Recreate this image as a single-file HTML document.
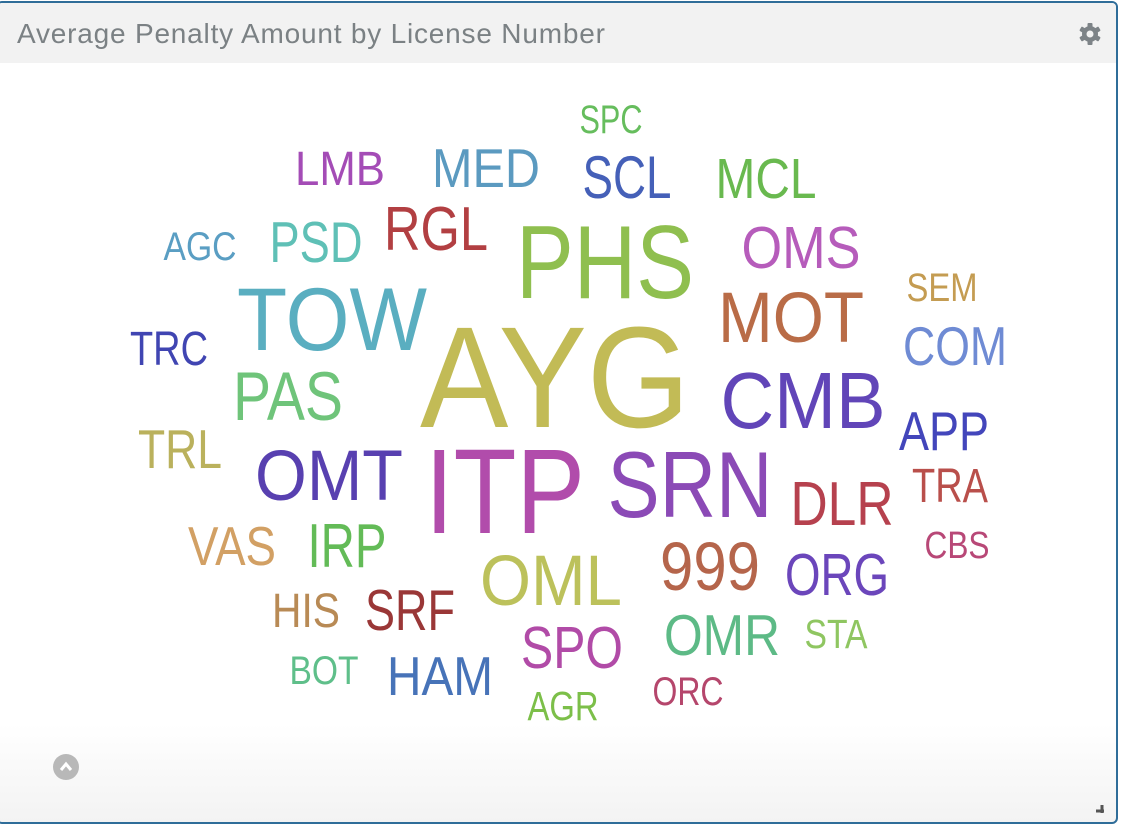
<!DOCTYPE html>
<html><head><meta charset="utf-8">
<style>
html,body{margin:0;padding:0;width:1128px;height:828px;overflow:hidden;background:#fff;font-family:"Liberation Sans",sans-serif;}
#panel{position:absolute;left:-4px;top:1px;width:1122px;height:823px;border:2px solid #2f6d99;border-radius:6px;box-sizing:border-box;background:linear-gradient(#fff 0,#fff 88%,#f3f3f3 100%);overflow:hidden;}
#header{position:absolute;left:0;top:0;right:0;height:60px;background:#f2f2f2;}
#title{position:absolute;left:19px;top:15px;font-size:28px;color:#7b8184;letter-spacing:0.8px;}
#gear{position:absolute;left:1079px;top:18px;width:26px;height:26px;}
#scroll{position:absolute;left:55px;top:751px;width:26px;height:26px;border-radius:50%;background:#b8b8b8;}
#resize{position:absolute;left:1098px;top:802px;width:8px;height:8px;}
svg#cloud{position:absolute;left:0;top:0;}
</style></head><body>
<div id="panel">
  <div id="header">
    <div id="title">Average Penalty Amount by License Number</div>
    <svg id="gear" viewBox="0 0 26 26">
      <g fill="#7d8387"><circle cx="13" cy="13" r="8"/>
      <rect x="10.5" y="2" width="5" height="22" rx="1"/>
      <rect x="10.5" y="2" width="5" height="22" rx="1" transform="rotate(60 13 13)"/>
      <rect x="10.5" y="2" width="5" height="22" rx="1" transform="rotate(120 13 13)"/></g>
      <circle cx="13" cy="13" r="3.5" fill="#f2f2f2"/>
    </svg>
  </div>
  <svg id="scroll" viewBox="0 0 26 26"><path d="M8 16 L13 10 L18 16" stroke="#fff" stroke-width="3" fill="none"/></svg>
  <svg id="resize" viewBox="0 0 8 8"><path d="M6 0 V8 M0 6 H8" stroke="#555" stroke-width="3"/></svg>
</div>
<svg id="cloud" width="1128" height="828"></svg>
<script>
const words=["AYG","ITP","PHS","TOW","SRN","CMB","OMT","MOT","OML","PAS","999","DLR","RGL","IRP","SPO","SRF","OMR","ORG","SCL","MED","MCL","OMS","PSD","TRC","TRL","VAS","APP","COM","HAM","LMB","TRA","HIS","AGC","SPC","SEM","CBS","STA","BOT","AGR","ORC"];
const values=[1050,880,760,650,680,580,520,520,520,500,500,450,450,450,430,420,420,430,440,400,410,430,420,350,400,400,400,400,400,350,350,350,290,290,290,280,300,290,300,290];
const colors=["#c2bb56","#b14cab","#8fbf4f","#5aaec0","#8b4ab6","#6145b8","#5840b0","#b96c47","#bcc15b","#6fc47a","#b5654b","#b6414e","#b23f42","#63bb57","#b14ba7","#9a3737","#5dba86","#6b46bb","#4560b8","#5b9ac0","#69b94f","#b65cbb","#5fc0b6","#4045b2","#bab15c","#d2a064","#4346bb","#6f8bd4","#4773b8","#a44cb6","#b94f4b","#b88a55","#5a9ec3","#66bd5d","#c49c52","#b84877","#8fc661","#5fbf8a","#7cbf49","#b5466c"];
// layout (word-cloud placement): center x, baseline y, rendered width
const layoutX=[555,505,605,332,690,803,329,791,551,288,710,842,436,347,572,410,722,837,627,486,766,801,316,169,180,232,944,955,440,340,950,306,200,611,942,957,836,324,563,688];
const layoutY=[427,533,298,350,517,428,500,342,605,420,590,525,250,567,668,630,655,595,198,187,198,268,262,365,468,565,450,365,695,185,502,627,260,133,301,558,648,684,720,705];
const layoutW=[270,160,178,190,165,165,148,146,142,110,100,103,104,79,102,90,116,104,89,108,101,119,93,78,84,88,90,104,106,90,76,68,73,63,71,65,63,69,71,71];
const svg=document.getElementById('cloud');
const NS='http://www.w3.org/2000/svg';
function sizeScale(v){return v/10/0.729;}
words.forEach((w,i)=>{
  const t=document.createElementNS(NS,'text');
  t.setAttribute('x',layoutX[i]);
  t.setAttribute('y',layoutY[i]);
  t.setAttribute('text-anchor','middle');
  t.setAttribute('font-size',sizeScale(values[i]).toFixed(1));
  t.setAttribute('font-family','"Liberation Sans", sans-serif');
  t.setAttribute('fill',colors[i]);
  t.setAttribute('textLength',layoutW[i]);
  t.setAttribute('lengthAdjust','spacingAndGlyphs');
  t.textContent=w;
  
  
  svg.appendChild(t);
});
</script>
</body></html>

********************

--- What to work on ---
Restate the data above word for word. Do not include the images.

--- Result ---
Recreate this image as a single-file HTML document.
<!DOCTYPE html>
<html><head><meta charset="utf-8">
<style>
html,body{margin:0;padding:0;width:1128px;height:828px;overflow:hidden;background:#fff;font-family:"Liberation Sans",sans-serif;}
#panel{position:absolute;left:-4px;top:1px;width:1122px;height:823px;border:2px solid #2f6d99;border-radius:6px;box-sizing:border-box;background:linear-gradient(#fff 0,#fff 88%,#f3f3f3 100%);overflow:hidden;}
#header{position:absolute;left:0;top:0;right:0;height:60px;background:#f2f2f2;}
#title{position:absolute;left:19px;top:15px;font-size:28px;color:#7b8184;letter-spacing:0.8px;}
#gear{position:absolute;left:1079px;top:18px;width:26px;height:26px;}
#scroll{position:absolute;left:55px;top:751px;width:26px;height:26px;border-radius:50%;background:#b8b8b8;}
#resize{position:absolute;left:1098px;top:802px;width:8px;height:8px;}
svg#cloud{position:absolute;left:0;top:0;}
</style></head><body>
<div id="panel">
  <div id="header">
    <div id="title">Average Penalty Amount by License Number</div>
    <svg id="gear" viewBox="0 0 26 26">
      <g fill="#7d8387"><circle cx="13" cy="13" r="8"/>
      <rect x="10.5" y="2" width="5" height="22" rx="1"/>
      <rect x="10.5" y="2" width="5" height="22" rx="1" transform="rotate(60 13 13)"/>
      <rect x="10.5" y="2" width="5" height="22" rx="1" transform="rotate(120 13 13)"/></g>
      <circle cx="13" cy="13" r="3.5" fill="#f2f2f2"/>
    </svg>
  </div>
  <svg id="scroll" viewBox="0 0 26 26"><path d="M8 16 L13 10 L18 16" stroke="#fff" stroke-width="3" fill="none"/></svg>
  <svg id="resize" viewBox="0 0 8 8"><path d="M6 0 V8 M0 6 H8" stroke="#555" stroke-width="3"/></svg>
</div>
<svg id="cloud" width="1128" height="828"></svg>
<script>
const words=["AYG","ITP","PHS","TOW","SRN","CMB","OMT","MOT","OML","PAS","999","DLR","RGL","IRP","SPO","SRF","OMR","ORG","SCL","MED","MCL","OMS","PSD","TRC","TRL","VAS","APP","COM","HAM","LMB","TRA","HIS","AGC","SPC","SEM","CBS","STA","BOT","AGR","ORC"];
const values=[1050,880,760,650,680,580,520,520,520,500,500,450,450,450,430,420,420,430,440,400,410,430,420,350,400,400,400,400,400,350,350,350,290,290,290,280,300,290,300,290];
const colors=["#c2bb56","#b14cab","#8fbf4f","#5aaec0","#8b4ab6","#6145b8","#5840b0","#b96c47","#bcc15b","#6fc47a","#b5654b","#b6414e","#b23f42","#63bb57","#b14ba7","#9a3737","#5dba86","#6b46bb","#4560b8","#5b9ac0","#69b94f","#b65cbb","#5fc0b6","#4045b2","#bab15c","#d2a064","#4346bb","#6f8bd4","#4773b8","#a44cb6","#b94f4b","#b88a55","#5a9ec3","#66bd5d","#c49c52","#b84877","#8fc661","#5fbf8a","#7cbf49","#b5466c"];
// layout (word-cloud placement): center x, baseline y, rendered width
const layoutX=[555,505,605,332,690,803,329,791,551,288,710,842,436,347,572,410,722,837,627,486,766,801,316,169,180,232,944,955,440,340,950,306,200,611,942,957,836,324,563,688];
const layoutY=[427,533,298,350,517,428,500,342,605,420,590,525,250,567,668,630,655,595,198,187,198,268,262,365,468,565,450,365,695,185,502,627,260,133,301,558,648,684,720,705];
const layoutW=[270,160,178,190,165,165,148,146,142,110,100,103,104,79,102,90,116,104,89,108,101,119,93,78,84,88,90,104,106,90,76,68,73,63,71,65,63,69,71,71];
const svg=document.getElementById('cloud');
const NS='http://www.w3.org/2000/svg';
function sizeScale(v){return v/10/0.729;}
words.forEach((w,i)=>{
  const t=document.createElementNS(NS,'text');
  t.setAttribute('x',layoutX[i]);
  t.setAttribute('y',layoutY[i]);
  t.setAttribute('text-anchor','middle');
  t.setAttribute('font-size',sizeScale(values[i]).toFixed(1));
  t.setAttribute('font-family','"Liberation Sans", sans-serif');
  t.setAttribute('fill',colors[i]);
  t.setAttribute('textLength',layoutW[i]);
  t.setAttribute('lengthAdjust','spacingAndGlyphs');
  t.textContent=w;
  
  
  svg.appendChild(t);
});
</script>
</body></html>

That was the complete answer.